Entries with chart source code
** START **

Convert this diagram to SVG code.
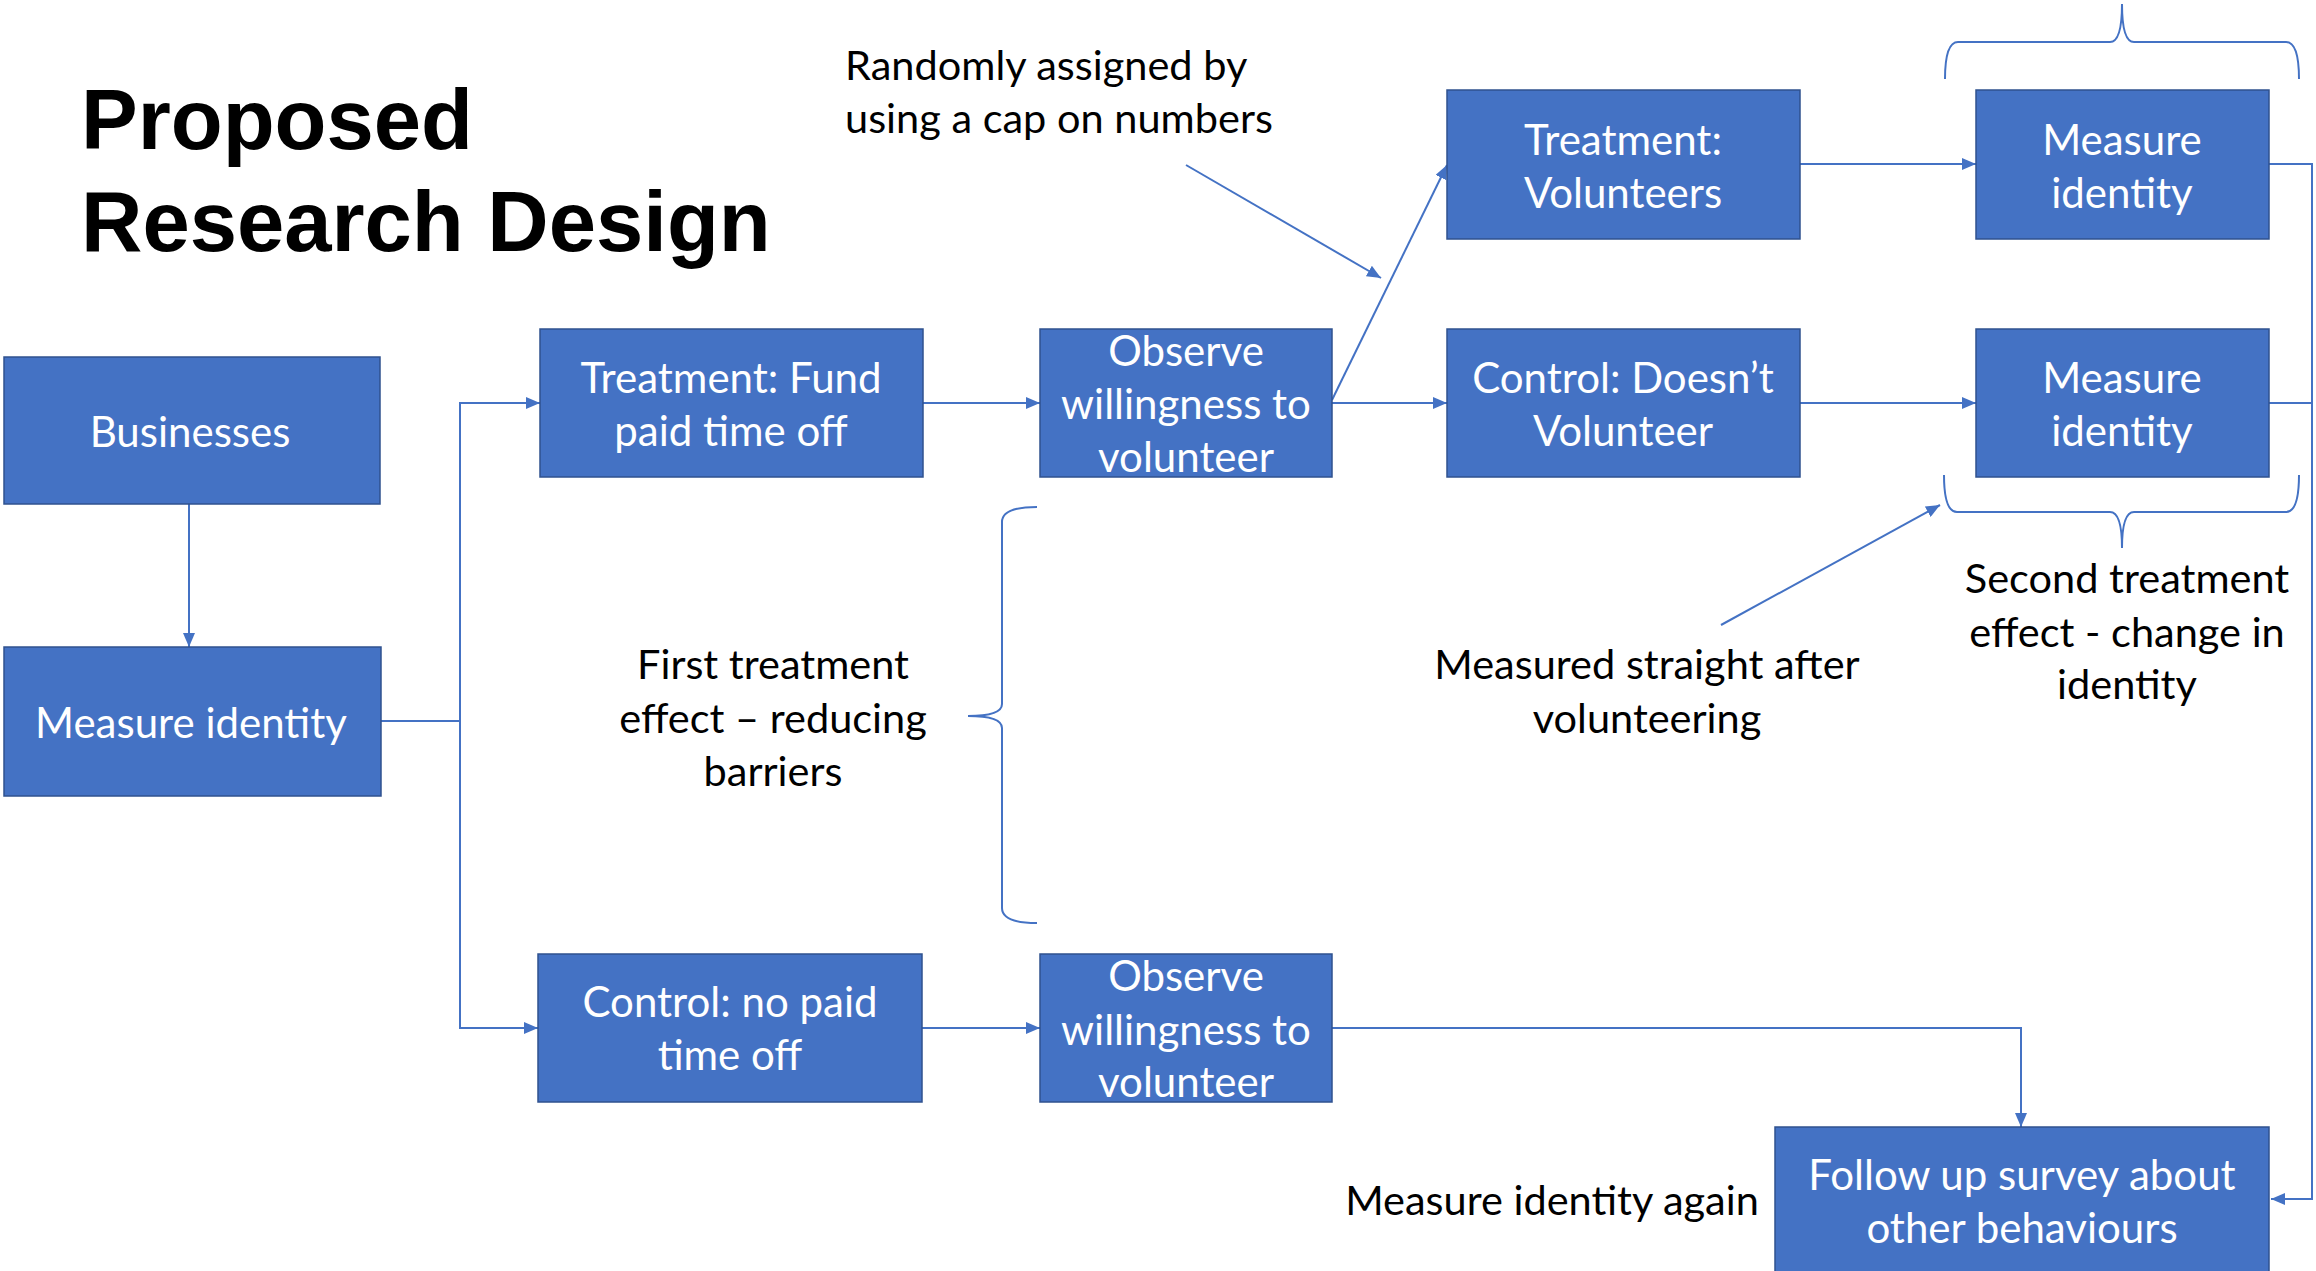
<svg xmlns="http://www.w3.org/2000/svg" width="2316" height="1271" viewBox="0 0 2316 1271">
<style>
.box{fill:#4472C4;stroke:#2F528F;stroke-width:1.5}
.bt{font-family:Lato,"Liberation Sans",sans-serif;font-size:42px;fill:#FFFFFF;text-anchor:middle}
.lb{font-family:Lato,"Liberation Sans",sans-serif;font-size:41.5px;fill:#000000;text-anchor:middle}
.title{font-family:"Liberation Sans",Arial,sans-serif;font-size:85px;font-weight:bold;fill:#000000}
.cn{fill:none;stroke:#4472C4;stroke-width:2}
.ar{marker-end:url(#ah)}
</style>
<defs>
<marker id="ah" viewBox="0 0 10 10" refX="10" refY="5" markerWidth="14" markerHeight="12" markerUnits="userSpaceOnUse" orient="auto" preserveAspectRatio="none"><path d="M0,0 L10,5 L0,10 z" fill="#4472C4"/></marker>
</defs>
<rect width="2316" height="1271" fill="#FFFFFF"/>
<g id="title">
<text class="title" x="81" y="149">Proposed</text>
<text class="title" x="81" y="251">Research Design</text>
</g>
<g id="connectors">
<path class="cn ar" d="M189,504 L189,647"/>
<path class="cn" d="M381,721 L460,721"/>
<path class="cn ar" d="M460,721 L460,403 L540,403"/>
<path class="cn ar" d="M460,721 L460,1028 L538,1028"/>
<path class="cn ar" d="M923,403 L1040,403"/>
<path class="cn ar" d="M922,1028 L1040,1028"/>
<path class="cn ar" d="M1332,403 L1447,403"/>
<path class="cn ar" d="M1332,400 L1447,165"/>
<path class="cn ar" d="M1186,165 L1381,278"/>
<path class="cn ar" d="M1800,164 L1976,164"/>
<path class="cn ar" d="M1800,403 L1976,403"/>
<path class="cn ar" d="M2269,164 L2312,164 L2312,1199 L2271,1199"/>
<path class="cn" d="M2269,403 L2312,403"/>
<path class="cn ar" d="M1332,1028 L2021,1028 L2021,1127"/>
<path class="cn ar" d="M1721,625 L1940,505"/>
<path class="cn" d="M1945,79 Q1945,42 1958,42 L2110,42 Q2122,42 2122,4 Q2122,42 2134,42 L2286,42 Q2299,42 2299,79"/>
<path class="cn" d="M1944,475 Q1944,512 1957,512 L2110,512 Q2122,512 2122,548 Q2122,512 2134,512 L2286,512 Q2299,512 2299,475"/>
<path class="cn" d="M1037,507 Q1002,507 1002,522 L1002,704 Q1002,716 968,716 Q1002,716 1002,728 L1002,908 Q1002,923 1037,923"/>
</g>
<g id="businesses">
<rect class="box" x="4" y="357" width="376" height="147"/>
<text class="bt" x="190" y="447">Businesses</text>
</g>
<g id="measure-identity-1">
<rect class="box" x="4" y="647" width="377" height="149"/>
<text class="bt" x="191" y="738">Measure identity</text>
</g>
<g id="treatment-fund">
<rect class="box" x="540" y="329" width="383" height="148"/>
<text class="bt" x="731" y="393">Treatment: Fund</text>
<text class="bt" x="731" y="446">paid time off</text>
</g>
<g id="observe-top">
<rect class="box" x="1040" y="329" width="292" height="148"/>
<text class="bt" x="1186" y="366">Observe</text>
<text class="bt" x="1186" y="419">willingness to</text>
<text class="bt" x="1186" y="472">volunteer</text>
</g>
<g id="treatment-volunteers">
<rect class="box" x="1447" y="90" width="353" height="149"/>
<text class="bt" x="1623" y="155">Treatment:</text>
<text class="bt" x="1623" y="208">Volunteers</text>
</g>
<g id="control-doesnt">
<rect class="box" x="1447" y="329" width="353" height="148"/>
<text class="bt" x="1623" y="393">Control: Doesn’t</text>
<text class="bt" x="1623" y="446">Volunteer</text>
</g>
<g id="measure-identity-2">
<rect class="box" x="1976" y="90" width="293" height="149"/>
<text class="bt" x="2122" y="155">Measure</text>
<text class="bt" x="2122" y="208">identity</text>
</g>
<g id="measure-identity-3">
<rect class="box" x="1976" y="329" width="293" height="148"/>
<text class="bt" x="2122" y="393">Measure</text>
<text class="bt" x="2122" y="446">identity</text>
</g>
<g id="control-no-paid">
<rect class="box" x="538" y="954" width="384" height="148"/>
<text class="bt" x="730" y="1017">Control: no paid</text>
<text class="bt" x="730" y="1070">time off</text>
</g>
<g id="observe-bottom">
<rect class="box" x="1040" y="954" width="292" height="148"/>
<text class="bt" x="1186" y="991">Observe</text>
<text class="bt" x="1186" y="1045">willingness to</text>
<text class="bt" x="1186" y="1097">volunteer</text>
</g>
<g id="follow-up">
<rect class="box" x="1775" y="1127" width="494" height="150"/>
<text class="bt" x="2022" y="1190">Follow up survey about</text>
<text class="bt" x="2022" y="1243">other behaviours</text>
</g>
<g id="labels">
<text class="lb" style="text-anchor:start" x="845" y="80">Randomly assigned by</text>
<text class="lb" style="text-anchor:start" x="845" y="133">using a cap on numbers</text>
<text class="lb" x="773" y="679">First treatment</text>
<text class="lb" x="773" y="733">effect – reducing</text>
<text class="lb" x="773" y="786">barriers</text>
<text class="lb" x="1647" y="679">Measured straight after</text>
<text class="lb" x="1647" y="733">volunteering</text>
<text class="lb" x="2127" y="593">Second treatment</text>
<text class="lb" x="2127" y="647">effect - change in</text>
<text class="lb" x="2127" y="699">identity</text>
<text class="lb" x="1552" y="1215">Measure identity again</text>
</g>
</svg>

** END **
** START **

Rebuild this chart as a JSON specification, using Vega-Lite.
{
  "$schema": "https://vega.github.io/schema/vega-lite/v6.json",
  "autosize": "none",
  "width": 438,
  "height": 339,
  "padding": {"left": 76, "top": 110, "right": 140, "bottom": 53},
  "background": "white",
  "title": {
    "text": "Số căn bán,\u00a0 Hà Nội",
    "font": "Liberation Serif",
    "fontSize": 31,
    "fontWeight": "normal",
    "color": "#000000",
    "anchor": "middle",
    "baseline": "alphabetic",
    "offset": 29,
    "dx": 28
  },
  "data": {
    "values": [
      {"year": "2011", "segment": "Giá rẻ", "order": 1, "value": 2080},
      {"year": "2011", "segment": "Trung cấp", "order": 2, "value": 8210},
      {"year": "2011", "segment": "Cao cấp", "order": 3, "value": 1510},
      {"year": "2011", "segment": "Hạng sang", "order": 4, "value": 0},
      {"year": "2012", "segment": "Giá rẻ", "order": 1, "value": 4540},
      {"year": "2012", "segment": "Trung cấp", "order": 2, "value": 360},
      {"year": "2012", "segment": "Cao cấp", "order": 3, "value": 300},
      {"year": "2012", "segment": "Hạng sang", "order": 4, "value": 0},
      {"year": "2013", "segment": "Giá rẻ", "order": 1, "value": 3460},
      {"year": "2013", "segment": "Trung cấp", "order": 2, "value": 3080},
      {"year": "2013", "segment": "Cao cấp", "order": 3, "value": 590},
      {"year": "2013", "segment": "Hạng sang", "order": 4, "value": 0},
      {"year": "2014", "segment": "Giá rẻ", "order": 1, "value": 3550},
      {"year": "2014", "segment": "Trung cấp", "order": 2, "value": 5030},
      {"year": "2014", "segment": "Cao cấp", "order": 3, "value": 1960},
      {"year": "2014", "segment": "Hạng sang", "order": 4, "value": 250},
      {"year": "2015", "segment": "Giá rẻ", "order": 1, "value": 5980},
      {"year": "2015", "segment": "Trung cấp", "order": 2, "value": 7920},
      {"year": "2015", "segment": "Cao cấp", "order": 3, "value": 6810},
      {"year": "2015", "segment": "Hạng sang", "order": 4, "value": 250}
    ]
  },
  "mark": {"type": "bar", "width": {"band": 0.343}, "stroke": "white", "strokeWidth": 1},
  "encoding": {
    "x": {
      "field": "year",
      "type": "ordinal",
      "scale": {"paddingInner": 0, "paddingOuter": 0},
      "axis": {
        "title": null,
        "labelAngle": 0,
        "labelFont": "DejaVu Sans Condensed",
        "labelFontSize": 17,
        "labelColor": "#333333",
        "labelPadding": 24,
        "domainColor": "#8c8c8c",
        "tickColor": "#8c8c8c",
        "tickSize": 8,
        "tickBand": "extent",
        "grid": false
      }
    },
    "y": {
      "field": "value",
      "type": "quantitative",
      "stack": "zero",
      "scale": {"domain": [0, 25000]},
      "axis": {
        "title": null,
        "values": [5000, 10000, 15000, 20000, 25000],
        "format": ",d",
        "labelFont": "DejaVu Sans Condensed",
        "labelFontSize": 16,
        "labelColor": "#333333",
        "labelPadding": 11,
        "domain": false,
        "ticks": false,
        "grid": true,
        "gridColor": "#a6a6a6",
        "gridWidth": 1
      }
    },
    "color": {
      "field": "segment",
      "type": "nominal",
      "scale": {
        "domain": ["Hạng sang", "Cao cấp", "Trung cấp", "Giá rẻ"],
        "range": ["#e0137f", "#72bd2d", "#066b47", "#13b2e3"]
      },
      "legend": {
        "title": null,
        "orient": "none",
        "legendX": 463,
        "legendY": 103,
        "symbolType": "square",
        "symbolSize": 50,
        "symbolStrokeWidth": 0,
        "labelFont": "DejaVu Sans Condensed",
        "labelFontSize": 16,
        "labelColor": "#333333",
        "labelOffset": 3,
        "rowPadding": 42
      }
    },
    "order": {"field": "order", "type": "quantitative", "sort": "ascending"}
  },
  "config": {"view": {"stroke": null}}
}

** END **

## WHAT YOU WILL DO
In the listing above, find each line with the word "using" and copy it.

## CORRECT OUTPUT
<text class="lb" style="text-anchor:start" x="845" y="133">using a cap on numbers</text>
Rebuild this chart as a JSON specification, using Vega-Lite.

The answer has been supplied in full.